→ **WRITTEN INSTRUCTION**:
Beginning with the line that contains "Rebuild this chart", retype the entries below exactly, ending with the line that contains "plt.rcParams['font.family'] = ['Open". Leave out any pictures.

→ **DATA FOR THIS TASK**:
***

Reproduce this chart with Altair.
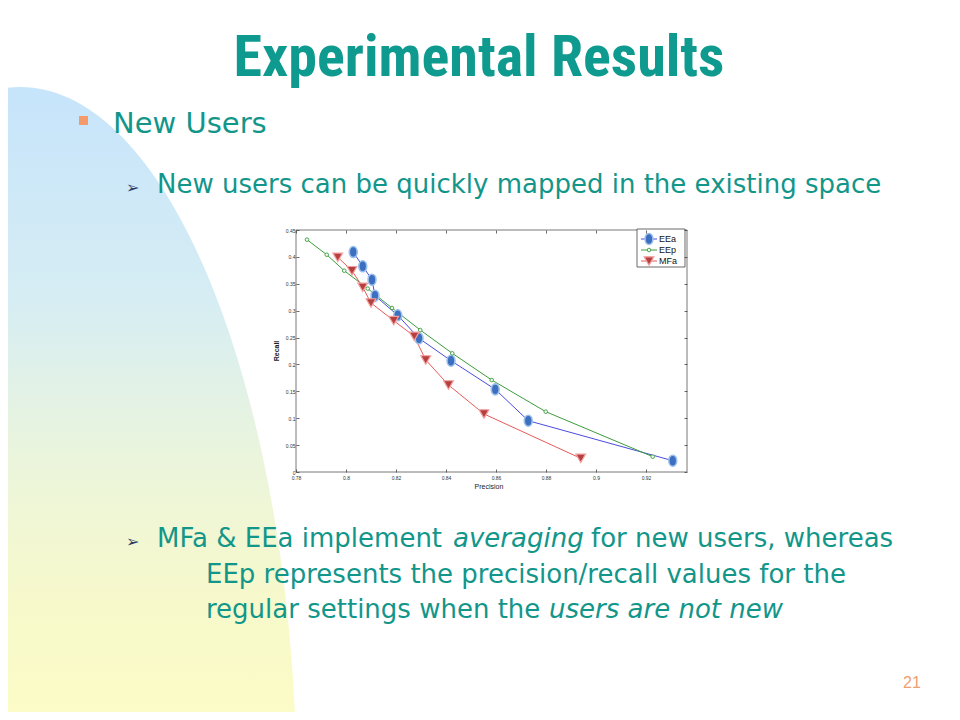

***

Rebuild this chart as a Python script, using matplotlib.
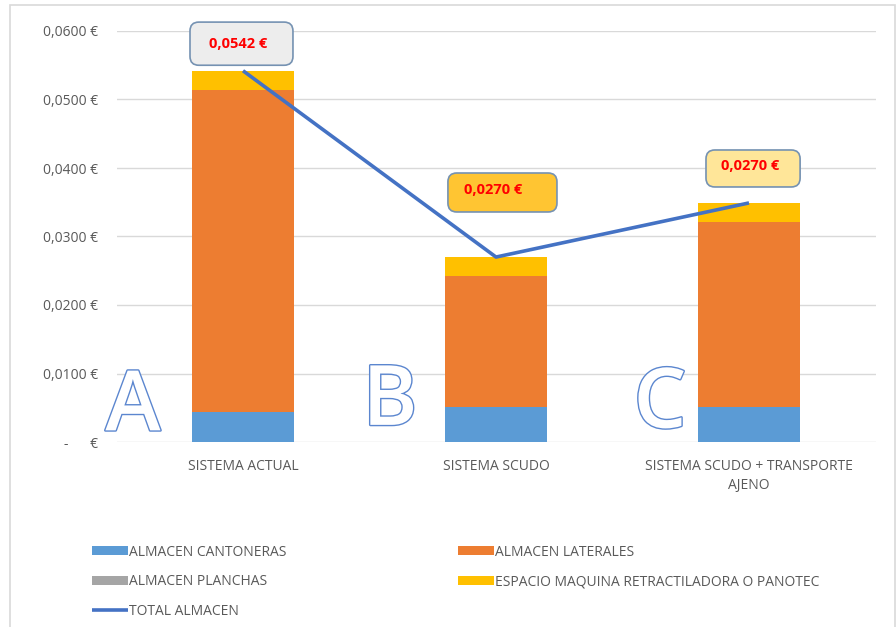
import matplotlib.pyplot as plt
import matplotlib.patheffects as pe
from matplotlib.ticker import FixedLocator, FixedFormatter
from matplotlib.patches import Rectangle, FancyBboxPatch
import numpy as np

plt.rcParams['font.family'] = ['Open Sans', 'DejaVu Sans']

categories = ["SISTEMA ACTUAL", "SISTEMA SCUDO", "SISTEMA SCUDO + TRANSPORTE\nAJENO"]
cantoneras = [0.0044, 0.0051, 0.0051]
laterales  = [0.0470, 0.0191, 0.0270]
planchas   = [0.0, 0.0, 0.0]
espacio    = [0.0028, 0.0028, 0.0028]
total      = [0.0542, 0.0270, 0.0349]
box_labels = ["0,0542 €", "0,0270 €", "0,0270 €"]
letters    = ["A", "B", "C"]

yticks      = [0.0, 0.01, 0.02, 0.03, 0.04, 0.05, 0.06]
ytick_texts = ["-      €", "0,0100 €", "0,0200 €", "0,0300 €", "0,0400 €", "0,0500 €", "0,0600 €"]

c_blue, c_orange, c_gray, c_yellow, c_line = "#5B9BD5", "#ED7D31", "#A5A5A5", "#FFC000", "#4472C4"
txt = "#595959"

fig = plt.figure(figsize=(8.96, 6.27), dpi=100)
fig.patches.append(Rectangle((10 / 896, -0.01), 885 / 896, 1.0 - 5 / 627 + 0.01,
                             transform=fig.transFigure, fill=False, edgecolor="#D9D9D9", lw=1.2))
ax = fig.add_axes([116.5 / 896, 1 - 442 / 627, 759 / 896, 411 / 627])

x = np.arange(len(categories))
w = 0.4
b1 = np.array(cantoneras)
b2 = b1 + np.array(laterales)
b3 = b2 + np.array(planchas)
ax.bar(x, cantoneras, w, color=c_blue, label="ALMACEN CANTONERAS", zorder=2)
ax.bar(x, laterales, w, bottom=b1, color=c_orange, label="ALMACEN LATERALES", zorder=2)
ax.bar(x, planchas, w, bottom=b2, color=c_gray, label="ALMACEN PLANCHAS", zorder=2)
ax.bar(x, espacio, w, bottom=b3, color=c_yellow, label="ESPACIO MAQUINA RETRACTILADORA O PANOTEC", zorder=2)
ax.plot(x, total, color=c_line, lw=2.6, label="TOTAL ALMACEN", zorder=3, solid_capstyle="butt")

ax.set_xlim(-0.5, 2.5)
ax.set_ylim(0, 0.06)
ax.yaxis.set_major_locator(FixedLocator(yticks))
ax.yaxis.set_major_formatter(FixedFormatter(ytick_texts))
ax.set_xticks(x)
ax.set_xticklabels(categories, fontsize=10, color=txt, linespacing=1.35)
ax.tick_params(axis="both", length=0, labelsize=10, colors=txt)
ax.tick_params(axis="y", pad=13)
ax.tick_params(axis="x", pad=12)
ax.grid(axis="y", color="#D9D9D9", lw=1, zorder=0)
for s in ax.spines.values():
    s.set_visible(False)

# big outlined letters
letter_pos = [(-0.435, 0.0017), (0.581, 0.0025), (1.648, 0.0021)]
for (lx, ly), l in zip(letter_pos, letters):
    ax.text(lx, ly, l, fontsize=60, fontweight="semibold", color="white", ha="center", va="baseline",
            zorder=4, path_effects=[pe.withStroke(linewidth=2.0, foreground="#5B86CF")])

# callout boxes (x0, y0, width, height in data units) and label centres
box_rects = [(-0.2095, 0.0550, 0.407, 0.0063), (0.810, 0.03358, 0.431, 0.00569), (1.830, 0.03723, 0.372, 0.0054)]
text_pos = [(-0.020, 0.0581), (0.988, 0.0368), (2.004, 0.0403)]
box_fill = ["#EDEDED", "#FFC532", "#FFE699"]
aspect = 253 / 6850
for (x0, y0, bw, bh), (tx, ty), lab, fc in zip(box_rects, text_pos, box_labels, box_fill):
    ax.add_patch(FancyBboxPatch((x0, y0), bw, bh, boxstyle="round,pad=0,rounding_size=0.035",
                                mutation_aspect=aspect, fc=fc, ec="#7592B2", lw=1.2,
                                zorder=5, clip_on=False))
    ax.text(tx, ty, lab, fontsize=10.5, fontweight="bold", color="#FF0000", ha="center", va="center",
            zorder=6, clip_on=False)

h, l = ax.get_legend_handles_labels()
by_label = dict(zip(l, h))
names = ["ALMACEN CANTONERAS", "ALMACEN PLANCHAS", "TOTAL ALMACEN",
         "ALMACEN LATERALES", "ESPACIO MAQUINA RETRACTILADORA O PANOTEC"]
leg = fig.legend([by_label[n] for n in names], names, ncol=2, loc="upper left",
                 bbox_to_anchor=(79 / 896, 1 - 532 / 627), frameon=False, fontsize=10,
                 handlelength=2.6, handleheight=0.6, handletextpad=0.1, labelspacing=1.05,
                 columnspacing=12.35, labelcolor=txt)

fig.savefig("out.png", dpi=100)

***

→ **TASK RESULT**:
Rebuild this chart as a Python script, using matplotlib.
import matplotlib.pyplot as plt
import matplotlib.patheffects as pe
from matplotlib.ticker import FixedLocator, FixedFormatter
from matplotlib.patches import Rectangle, FancyBboxPatch
import numpy as np

plt.rcParams['font.family'] = ['Open Sans', 'DejaVu Sans']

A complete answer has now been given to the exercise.